Are there other zeros? What was the environment for this (window? ubuntu? docker-compose.yml? 6 node cluster?) Do you know how to reproduce, such as doing live loader, etc.)?

It looks like the data directory to another cluster (say cluster A) was mounted to this cluster (cluster B)? Did you have an earlier cluster with mounted directory or volume where the dgraph data was installed, and then start a new cluster with the same mounted directory or volume? The other scenario possibly is that the underlying volume or datadir got corrupt.

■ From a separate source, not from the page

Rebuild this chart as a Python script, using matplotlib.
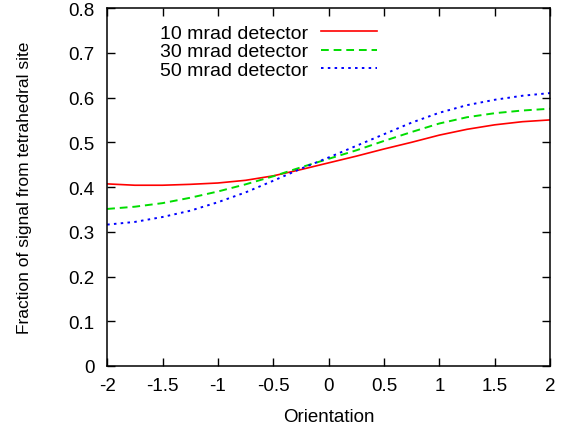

The solution to resolve this and get going again:

  • if you have other zeros available is to go through a removeNode process on the faulty zero, and add a new zero node member. (safest way for HA scenario)
  • if there’s only one zero, just remove it, and create a new zero with a new datadir (don’t use the existing datadir). (destructive way, for dev env)

Is this the full stack trace? This looks truncated.